Giurisprudenza - CORTE DI CASSAZIONE - Sentenza 28 marzo 2018, n. 7736

Licenziamento disciplinare - Eccezione di tardività della contestazione - Proporzionalità della sanzione - Valutazione operata dalla Corte di merito congrua sul piano logico e giuridico

 

Fatti di causa

 

Con sentenza del 28 ottobre 2015, la Corte d'Appello di Firenze confermava la decisione resa dal Tribunale di Firenze e rigettava la domanda proposta da E.R. nei confronti di B.M. S.p.A., avente ad oggetto la declaratoria di illegittimità del licenziamento disciplinare intimatogli per aver egli, adibito a mansioni di allestimento dei lotti di produzione, spostato una sacca contenente prodotti farmaceutici destinati all'infusione dal carrello su cui era posta nell'ambito del lotto ivi allestito ad altro carrello recante sacche di un diverso lotto.

La decisione della Corte territoriale discende dall'aver questa ritenuto infondata l'eccezione di tardività della contestazione disciplinare, provata la condotta pur sulla base di elementi meramente presuntivi non risultando questa dalle riprese della telecamere posta nella cella frigorifera ove lo spostamento era avvenuto e proporzionata la sanzione irrogata alla gravità della condotta addebitata.

Per la cassazione di tale decisione ricorre il R., affidando l'impugnazione a due motivi, cui resiste, con controricorso, la Società che ha poi presentato memoria.

 

Ragioni della decisione

 

Con il primo motivo, il ricorrente, nel denunciare la violazione e falsa applicazione degli artt. 2697, 2727 e 2729 c.c., per aver basato il giudizio su presunzioni desunte da altri fatti non noti ma aventi a loro volta natura presuntiva.

Con il secondo motivo, denunciando la violazione e falsa applicazione degli artt. 2106, 2119, 2697 c.c. e 52 del CCNL per gli addetti all'industria chimica, il ricorrente deduce l'erroneità del giudizio di proporzionalità della sanzione operato senza il rispetto dei criteri a questi fini indicati dalla giurisprudenza di questa Corte.

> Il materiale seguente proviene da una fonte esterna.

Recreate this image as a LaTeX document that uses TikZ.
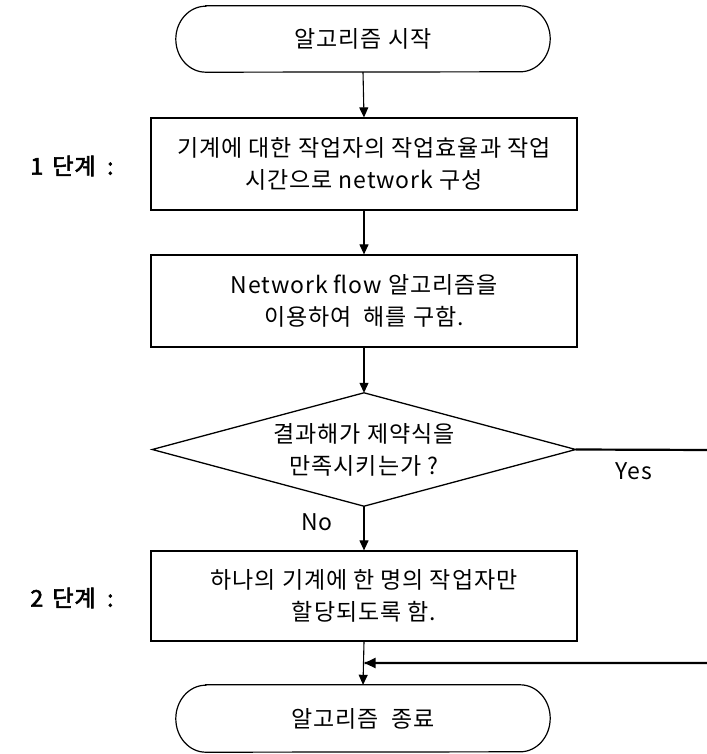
\documentclass[tikz,border=0pt]{standalone}
\usepackage{fontspec}
\setmainfont{Noto Sans CJK KR}[AutoFakeBold=2.5, LetterSpace=4]
\usetikzlibrary{arrows.meta}
\tikzset{
  box/.style={draw, line width=1.2pt, minimum width=426pt, inner sep=0pt, align=center, font=\fontsize{23}{32}\selectfont},
  term/.style={minimum width=374pt, minimum height=66pt, inner sep=0pt, font=\fontsize{23}{32}\selectfont},
  flow/.style={line width=1.1pt, -{Triangle[length=10pt,width=9pt]}},
  thick line/.style={line width=2.2pt},
  lbl/.style={font=\fontsize{23}{26}\selectfont},
  steplbl/.style={font=\bfseries\fontsize{23}{26}\selectfont}
}
\begin{document}
\begin{tikzpicture}[x=1pt,y=-1pt]
\useasboundingbox (0,0) rectangle (706,754);
% start terminal
\node[term] (start) at (363,39) {알고리즘 시작};
\draw[line width=1.2pt] ([xshift=30pt]start.north west) -- ([xshift=-30pt]start.north east)
  arc[start angle=90,end angle=-90,x radius=30pt,y radius=33pt]
  -- ([xshift=30pt]start.south west)
  arc[start angle=270,end angle=90,x radius=30pt,y radius=33pt] -- cycle;
% box 1
\node[box, minimum height=92pt] (b1) at (364,164) {기계에 대한 작업자의 작업효율과 작업\\시간으로 network 구성};
% box 2
\node[box, minimum height=92pt] (b2) at (364,301) {Network flow 알고리즘을\\이용하여 \ 해를 구함.};
% decision
\node[minimum width=423pt, minimum height=113pt, inner sep=0pt, align=center, font=\fontsize{23}{32}\selectfont] (dec) at (364,449.5) {결과해가 제약식을\\만족시키는가 ?};
\draw[line width=1.3pt] (dec.north) -- (dec.east) -- (dec.south) -- (dec.west) -- cycle;
% box 3
\node[box, minimum height=90pt] (b3) at (364,596) {하나의 기계에 한 명의 작업자만\\할당되도록 함.};
% end terminal
\node[term, minimum height=67pt] (end) at (363,718.5) {알고리즘 \ 종료};
\draw[line width=1.2pt] ([xshift=30pt]end.north west) -- ([xshift=-30pt]end.north east)
  arc[start angle=90,end angle=-90,x radius=30pt,y radius=33.5pt]
  -- ([xshift=30pt]end.south west)
  arc[start angle=270,end angle=90,x radius=30pt,y radius=33.5pt] -- cycle;
% step labels
\node[steplbl] (s1) at (72,166) {1\hspace{0.4em}단계\hspace{0.5em}:};
\node[steplbl] (s2) at (72,598) {2\hspace{0.4em}단계\hspace{0.5em}:};
% connectors
\draw[flow] (start.south) -- (b1.north);
\draw[flow] (b1.south) -- (b2.north);
\draw[flow] (b2.south) -- (dec.north);
\draw[flow] (dec.south) -- (b3.north);
\node[lbl] (no) at (317,522) {No};
\draw[flow] (b3.south) -- (end.north);
\coordinate (yesR) at (712,450);
\coordinate (retR) at (712,663);
\coordinate (join) at (364,663);
\draw[thick line] (dec.east) -- (yesR) -- (retR) -- ([xshift=0.5pt]join);
\draw[line width=2.2pt, -{Triangle[length=11pt,width=10pt]}] ([xshift=40pt]join) -- ([xshift=0.5pt]join);
\node[lbl] (yes) at (634,471) {Yes};
\end{tikzpicture}
\end{document}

Il primo motivo deve ritenersi inammissibile avendo la Corte territoriale, nell'illustrazione dell'iter logico-argomentativo seguito, dato ampiamente conto della precisione e concordanza degli elementi presuntivi presi in considerazione, dati da fatti tutti noti in quanto direttamente verificati anche tramite l'espletamento della prova testimoniale (significativa in tal senso la smentita ivi acclarata della giustificazione addotta per la mancata accensione della luce nella cella frigorifera, tra l'altro, non addotta nell'immediatezza della contestazione) per risalire all'unico fatto ignoto, in quanto non direttamente suscettibile di accertamento per l'inadeguato posizionamento della telecamera nella cella frigorifera, del compimento della mancanza addebitata da parte del ricorrente, cosa rispetto alla quale ogni diversa valutazione dei medesimi elementi qui operata dal ricorrente si risolve nel sollecitare qui un nuovo giudizio di merito.

Di contro infondato si rivela il secondo motivo, dal momento che anche in questo caso la valutazione circa la proporzionalità della sanzione è operata dalla Corte territoriale in termini congrui sul piano logico e giuridico, avendo questa desunto la gravità della condotta dalle caratteristiche oggettive della stessa, dall'irrilevanza dell'elemento intenzionale che da quelle consegue, dalla connessione della condotta medesima con le mansioni normalmente affidate, dalla peculiare incidenza che per tale motivo la condotta medesima esercita sul permanere del vincolo fiduciario.

Il ricorso va dunque rigettato.

Le spese seguono la soccombenza e sono liquidate come da dispositivo.

 

P.Q.M.

 

Rigetta il ricorso e condanna parte ricorrente al pagamento delle spese del presente giudizio di legittimità, che liquida in euro 200, 00 per esborsi ed euro 4.000,00 per compensi, oltre spese generali al 15% ed altri accessori di legge.

Ai sensi dell'art. 13, comma 1 quater, d.P.R. n. 115/2002, dà atto della sussistenza dei presupposti per il versamento da parte del ricorrente dell'ulteriore importo a titolo di contributo unificato pari a quello dovuto per il ricorso, a norma del comma 1 bis dello stesso art. 13.